*GIVEN EXERCISE:*
Take the lines of the data below from the very first through the line containing "(0,0) rectangle (1254,850);" and output them exactly, pictures excluded.

*SOURCE EXCERPT:*
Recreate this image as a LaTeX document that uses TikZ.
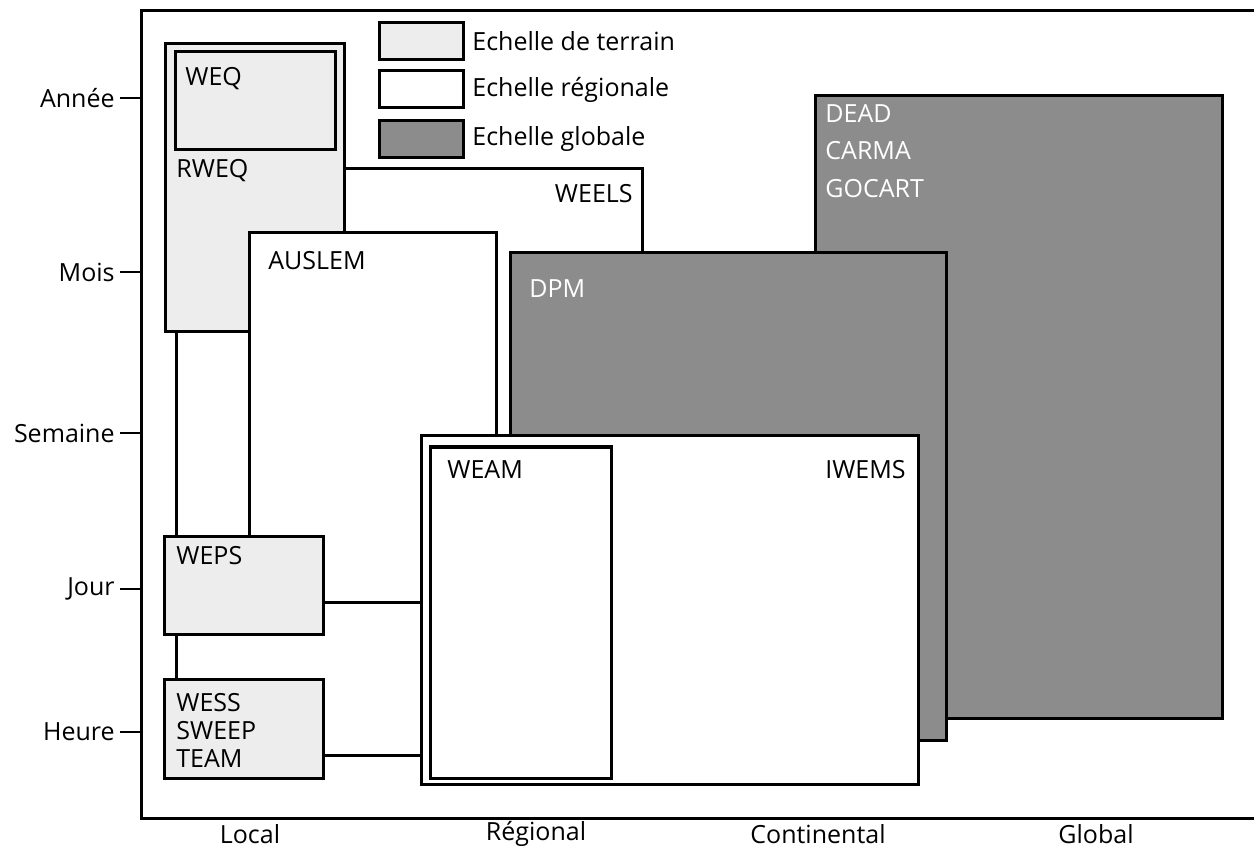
\documentclass[tikz,border=0pt]{standalone}
\usepackage{fontspec}
\setmainfont{Open Sans}
\usepackage{tikz}
\usetikzlibrary{positioning}
\usepackage{xcolor}
\definecolor{terrainfill}{gray}{0.93}
\definecolor{globalfill}{gray}{0.55}

\begin{document}
\begin{tikzpicture}[
  x=0.5pt, y=-0.5pt,
  terrain/.style = {draw, line width=1.5pt, fill=terrainfill, anchor=north west,
                    inner sep=0pt, outer sep=0pt},
  regio/.style   = {draw, line width=1.5pt, fill=white, anchor=north west,
                    inner sep=0pt, outer sep=0pt},
  globe/.style   = {draw, line width=1.5pt, fill=globalfill, anchor=north west,
                    inner sep=0pt, outer sep=0pt},
  frame/.style   = {draw, line width=1.5pt, anchor=north west, inner sep=0pt, outer sep=0pt},
  lbl/.style     = {font=\fontsize{12.5}{14}\selectfont, inner sep=0pt, align=left},
  wlbl/.style    = {lbl, text=white},
  tick/.style    = {line width=0.7pt, shorten <=2.5pt},
]
\useasboundingbox (0,0) rectangle (1254,850);

% ── Frame ─────────────────────────────────────────────────────────────────────
\node[frame, minimum width=560.5pt, minimum height=403.5pt] (frame) at (141,11) {};

% ── Back boxes ────────────────────────────────────────────────────────────────
\node[regio, minimum width=233pt, minimum height=293pt] (weels) at (176,169) {};
\node[lbl, below left=7.5pt and 4.5pt of weels.north east] (weelst) {WEELS};

\node[globe, minimum width=203.5pt, minimum height=311pt] (dead) at (815,96) {};
\node[wlbl, below right=4pt and 5pt of dead.north west, font=\fontsize{12.5}{18.75}\selectfont]
      (deadt) {DEAD\\CARMA\\GOCART};

\node[globe, minimum width=218pt, minimum height=243.5pt] (dpm) at (510,253) {};
\node[wlbl, below right=13pt and 9.5pt of dpm.north west] (dpmt) {DPM};

% ── Terrain boxes (top) ──────────────────────────────────────────────────────
\node[terrain, minimum width=89.5pt, minimum height=144pt] (rweq) at (165,44) {};
\node[terrain, minimum width=80pt, minimum height=49pt] (weq) at (175,52) {};
\node[lbl, below right=7.5pt and 5pt of weq.north west] (weqt) {WEQ};
\node[lbl, below right=4.5pt and 0.5pt of weq.south west] (rweqt) {RWEQ};

% ── Regional boxes ────────────────────────────────────────────────────────────
\node[regio, minimum width=123.5pt, minimum height=184.5pt] (auslem) at (249,233) {};
\node[lbl, below right=9pt and 9.5pt of auslem.north west] (auslemt) {AUSLEM};

\node[regio, minimum width=248.5pt, minimum height=174pt] (iwems) at (421,436) {};
\node[lbl, below left=12pt and 6pt of iwems.north east] (iwemst) {IWEMS};

\node[regio, minimum width=90.5pt, minimum height=165.5pt] (weam) at (430,447) {};
\node[lbl, below right=6.5pt and 8.5pt of weam.north west] (weamt) {WEAM};

% ── Terrain boxes (bottom) ───────────────────────────────────────────────────
\node[terrain, minimum width=79.5pt, minimum height=49pt] (weps) at (164,536) {};
\node[lbl, below right=5pt and 6pt of weps.north west] (wepst) {WEPS};

\node[terrain, minimum width=79.5pt, minimum height=49.5pt] (wess) at (164,679) {};
\node[lbl, below right=7pt and 6pt of wess.north west] (wesst) {WESS\\SWEEP\\TEAM};

% ── Legend ────────────────────────────────────────────────────────────────────
\node[terrain, minimum width=42pt, minimum height=18.5pt] (legt) at (379,23) {};
\node[regio,   minimum width=42pt, minimum height=18.5pt] (legr) at (379,71) {};
\node[globe,   minimum width=42pt, minimum height=18.5pt] (legg) at (379,121) {};
\node[lbl, right=4.5pt of legt] (legtt) {Echelle de terrain};
\node[lbl, right=4.5pt of legr] (legrt) {Echelle régionale};
\node[lbl, right=4.5pt of legg] (leggt) {Echelle globale};

% ── Time axis ─────────────────────────────────────────────────────────────────
\node[lbl, anchor=east] (annee)   at (115,98)  {Année};
\node[lbl, anchor=east] (mois)    at (115,272) {Mois};
\node[lbl, anchor=east] (semaine) at (115,433) {Semaine};
\node[lbl, anchor=east] (jour)    at (115,589) {Jour};
\node[lbl, anchor=east] (heure)   at (115,732) {Heure};

\draw[tick] (annee)   -- (annee -| frame.west);
\draw[tick] (mois)    -- (mois -| frame.west);
\draw[tick] (semaine) -- (semaine -| frame.west);
\draw[tick] (jour)    -- (jour -| frame.west);
\draw[tick] (heure)   -- (heure -| frame.west);

% ── Space axis ────────────────────────────────────────────────────────────────
\node[lbl] (local)  at (250,834)  {Local};
\node[lbl] (region) at (536,834)  {Régional};
\node[lbl] (conti)  at (818,834)  {Continental};
\node[lbl] (global) at (1096,834) {Global};

\end{tikzpicture}
\end{document}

*OUTPUT OF THE EXERCISE:*
Recreate this image as a LaTeX document that uses TikZ.
\documentclass[tikz,border=0pt]{standalone}
\usepackage{fontspec}
\setmainfont{Open Sans}
\usepackage{tikz}
\usetikzlibrary{positioning}
\usepackage{xcolor}
\definecolor{terrainfill}{gray}{0.93}
\definecolor{globalfill}{gray}{0.55}

\begin{document}
\begin{tikzpicture}[
  x=0.5pt, y=-0.5pt,
  terrain/.style = {draw, line width=1.5pt, fill=terrainfill, anchor=north west,
                    inner sep=0pt, outer sep=0pt},
  regio/.style   = {draw, line width=1.5pt, fill=white, anchor=north west,
                    inner sep=0pt, outer sep=0pt},
  globe/.style   = {draw, line width=1.5pt, fill=globalfill, anchor=north west,
                    inner sep=0pt, outer sep=0pt},
  frame/.style   = {draw, line width=1.5pt, anchor=north west, inner sep=0pt, outer sep=0pt},
  lbl/.style     = {font=\fontsize{12.5}{14}\selectfont, inner sep=0pt, align=left},
  wlbl/.style    = {lbl, text=white},
  tick/.style    = {line width=0.7pt, shorten <=2.5pt},
]
\useasboundingbox (0,0) rectangle (1254,850);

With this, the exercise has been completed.